If there ever was an intention of the parties other than what they expressed in the written documents, that intention was deliberately left out. In Bartelme v. Merced Irrigation District, 31 F.2d 10 (9th Cir. 1929), the court refused to reform a written real property contract to insert a contemporaneous oral understanding. The court stated,

 
"Power to reform instruments for fraud or mistake is universally conceded to courts of equity, but a court of equity has no power to reform a contract, so as to insert in it a provision which the contracting parties never intended it to contain. It can go no farther than to make the contract express the true intention of the parties as to its provisions. In other words, it can make the contract only what the parties intended it to be."

Id. at 12-13.

The deposition testimony establishes that there was no mistake and no fraud involved. Plaintiffs agreed, and even encouraged, the lack of reference to any other agreements in the written instruments. Under these circumstances reformation by equity is inappropriate and the parties will stand bound by the face of their documents. This being the case, plaintiffs' claims for unjust enrichment and breach of duty of good faith must also fail.

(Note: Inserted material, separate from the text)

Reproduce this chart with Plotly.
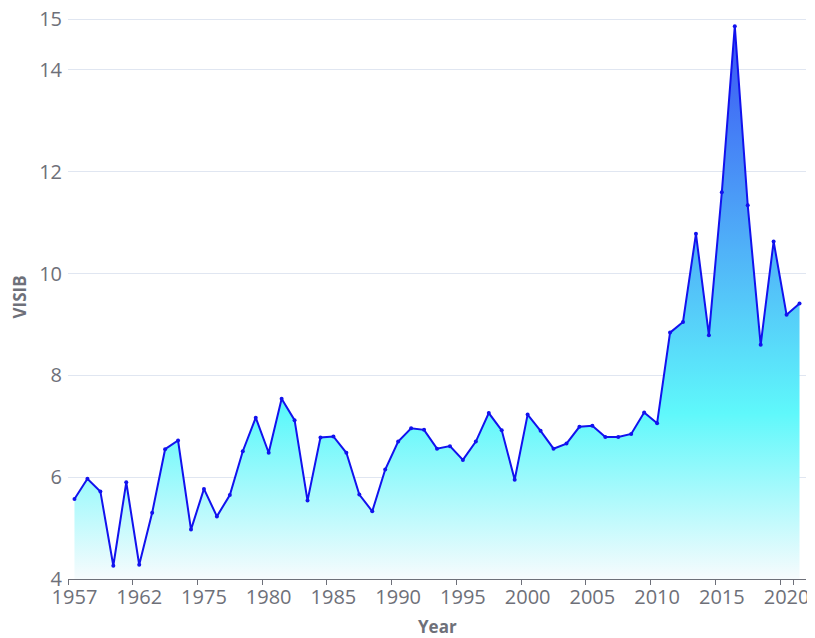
import plotly.graph_objects as go

# ---- data ----
years = ["1957", "1958", "1959", "1960", "1961", "1962", "1963", "1964", "1973", "1974",
         "1975", "1976", "1977", "1978", "1979", "1980", "1981", "1982", "1983", "1984",
         "1985", "1986", "1987", "1988", "1989", "1990", "1991", "1992", "1993", "1994",
         "1995", "1996", "1997", "1998", "1999", "2000", "2001", "2002", "2003", "2004",
         "2005", "2006", "2007", "2008", "2009", "2010", "2011", "2012", "2013", "2014",
         "2015", "2016", "2017", "2018", "2019", "2020", "2021"]
visib = [5.57, 5.97, 5.72, 4.26, 5.90, 4.28, 5.30, 6.55, 6.72, 4.97,
         5.77, 5.23, 5.65, 6.51, 7.17, 6.48, 7.54, 7.12, 5.54, 6.78,
         6.80, 6.48, 5.66, 5.33, 6.15, 6.70, 6.96, 6.93, 6.56, 6.61,
         6.34, 6.70, 7.26, 6.92, 5.95, 7.23, 6.91, 6.56, 6.66, 6.99,
         7.01, 6.79, 6.79, 6.85, 7.27, 7.06, 8.84, 9.05, 10.78, 8.79,
         11.60, 14.86, 11.34, 8.60, 10.63, 9.19, 9.41]
x_tick_labels = years[::5]
y_tick_vals = [4, 6, 8, 10, 12, 14, 15]

LABEL = "#6e7079"
FONT = "Open Sans"

# page has an 8px body margin; figure sized to fill the rest of the window
OFF = 8
W, H = 815 - OFF, 638 - OFF
ML, MR, MT, MB = 68 - OFF, 9, 16 - OFF, 59
plot_w = W - ML - MR
plot_h = H - MT - MB

fig = go.Figure()
fig.add_trace(go.Scatter(
    x=years, y=visib,
    mode="lines+markers",
    line=dict(color="#1212ee", width=2),
    marker=dict(color="#1212ee", size=4),
    fill="tozeroy",
    fillgradient=dict(
        type="vertical",
        start=4, stop=max(visib),
        colorscale=[[0.0, "#f7fbfd"], [0.3, "#5ff8fb"], [1.0, "#3b52f4"]],
    ),
    hoverinfo="x+y",
    showlegend=False,
))

fig.update_layout(
    width=W, height=H,
    margin=dict(l=ML, r=MR, t=MT, b=MB, autoexpand=False),
    paper_bgcolor="white", plot_bgcolor="white",
    font=dict(family=FONT, color=LABEL, size=20),
    xaxis=dict(
        type="category",
        categoryorder="array", categoryarray=years,
        range=[-0.5, len(years) - 0.5],
        tickmode="array", tickvals=x_tick_labels, ticktext=x_tick_labels,
        tickson="boundaries", tickangle=0, automargin=False,
        ticks="outside", ticklen=5, tickcolor=LABEL, tickwidth=1,
        showline=True, linecolor=LABEL, linewidth=1,
        showgrid=False, zeroline=False,
        tickfont=dict(family=FONT, size=20, color=LABEL),
    ),
    yaxis=dict(
        range=[4, 15.06], automargin=False,
        tickmode="array", tickvals=y_tick_vals,
        ticklabeloverflow="allow",
        showgrid=True, gridcolor="#e0e6f1", gridwidth=1,
        zeroline=False, showline=False, ticks="",
        ticklabelstandoff=5,
        tickfont=dict(family=FONT, size=20, color=LABEL),
    ),
    annotations=[
        dict(text="<b>Year</b>", x=0.5, xref="paper", y=(H - MB - (626 - OFF)) / plot_h, yref="paper",
             showarrow=False, font=dict(family=FONT, size=17, color=LABEL),
             xanchor="center", yanchor="middle"),
        dict(text="<b>VISIB</b>", x=(19 - 68) / plot_w, xref="paper", y=0.5, yref="paper",
             showarrow=False, textangle=-90, font=dict(family=FONT, size=17, color=LABEL),
             xanchor="center", yanchor="middle"),
    ],
)

fig.write_html("out.html")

Accordingly, IT IS HEREBY ORDERED that defendant Regan's motion for summary judgment on his counterclaim for $750,000.00 is granted, and judgment shall be entered under Rule 54(b).

IT IS FURTHER ORDERED that judgment on the counterclaim is stayed until judgment is entered on the other aspects of this case.

IT IS FURTHER ORDERED that defendant Regan's motion for summary judgment on plaintiffs' "counterclaims in reply" is granted as to the second, third and fourth claims, but is denied as to the first claim.